A Passage to India (1924)
Forster’s masterpiece and his final novel. Set in British India, it follows Dr. Aziz, a young Muslim physician, Mrs. Moore, an elderly Englishwoman, and Adela Quested, a young woman who comes to India to decide whether to marry a colonial administrator. An expedition to the Marabar Caves produces a crisis — Adela accuses Aziz of assault — that explodes the fragile relationships between the Indian and English communities.
The novel operates on multiple levels: as a realistic depiction of British colonial society, as a philosophical meditation on the nature of human connection and its limits, and as a metaphysical exploration of what, if anything, lies behind the physical universe (the echo in the caves — “ou-boum” — suggests nothing, or everything). The famous question — “Can the English and the Indians be friends?” — is answered with devastating honesty: “No, not yet… No, not there.”

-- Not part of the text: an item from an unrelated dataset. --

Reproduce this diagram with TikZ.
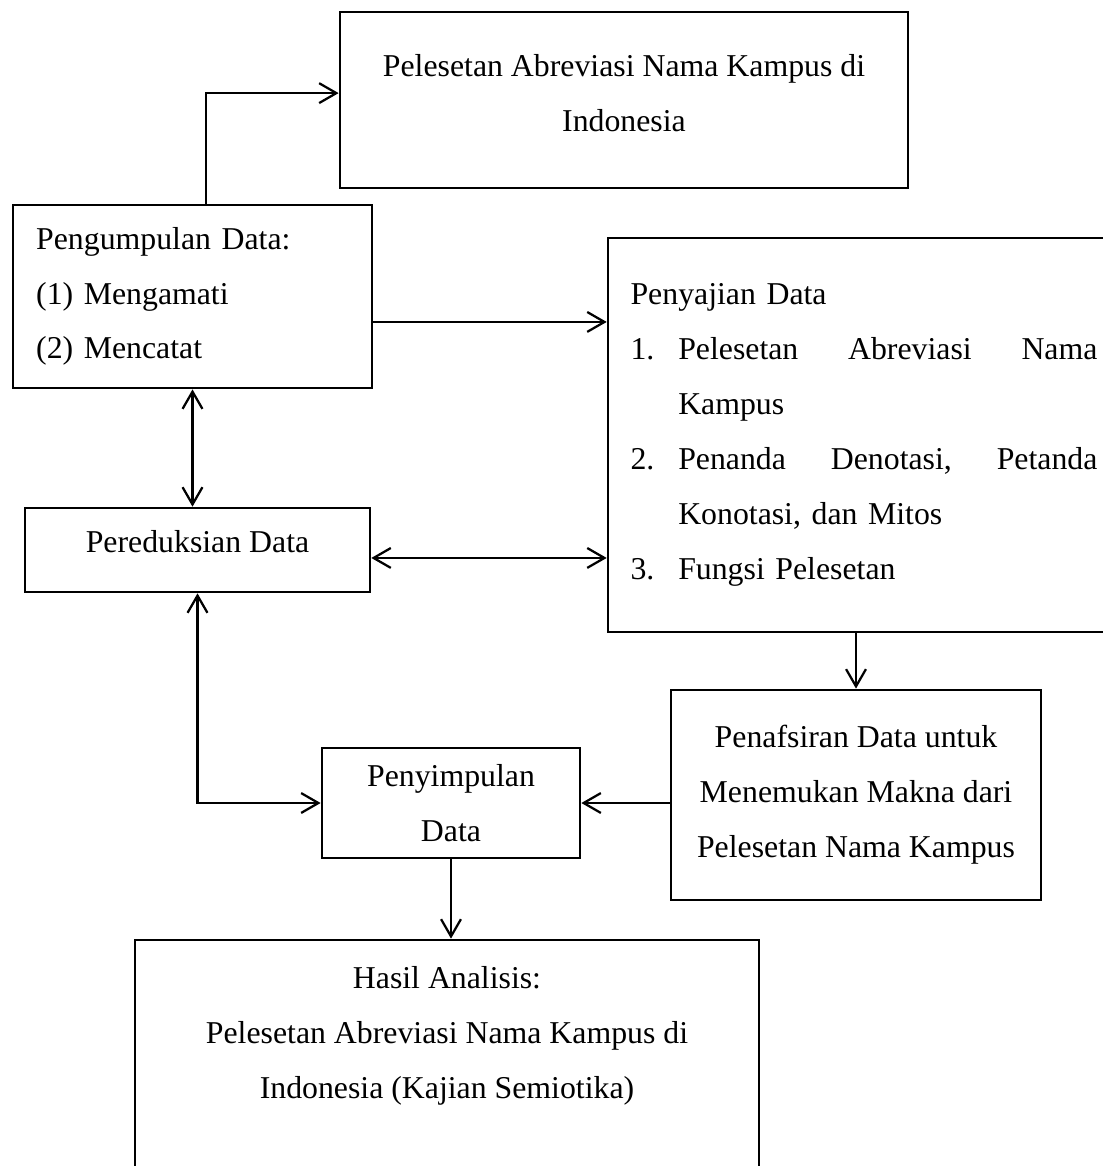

Aspects of the Novel (1927)
Forster’s Clark Lectures at Cambridge — the most influential English-language book on the craft of fiction since Henry James. It introduces concepts (flat and round characters, “pattern and rhythm,” “the story is just a clothesline on which to hang a pattern”) that have become standard critical vocabulary. The book’s conversational tone and its insistence on the novel as a living form rather than a set of rules make it perennially fresh.
Critical Standing
Forster’s reputation experienced a decline after the structuralist and postcolonial revolutions — his liberal humanism seemed naive, his colonialism insufficiently examined, his formally conservative novels out of step with modernist experimentation. But the Merchant Ivory film adaptations of the 1980s and 1990s brought his work to a new audience, and critical reassessment has confirmed his stature.
A Passage to India is now recognised as one of the greatest English novels of the twentieth century and one of the most searching literary examinations of colonialism. Howards End is equally canonical. And Maurice — once a curiosity — is now read as a pioneering work of queer literature.
Collecting Forster
A Passage to India (1924, Edward Arnold) in first edition with dust jacket is a major collectible, bringing $2,000–$5,000 or more. Howards End (1910, Edward Arnold) first editions bring $500–$1,500. A Room with a View (1908) is scarcer. Maurice (1971, Edward Arnold) in first edition brings $50–$150. Forster’s essays and criticism are available for $15–$40 in first edition.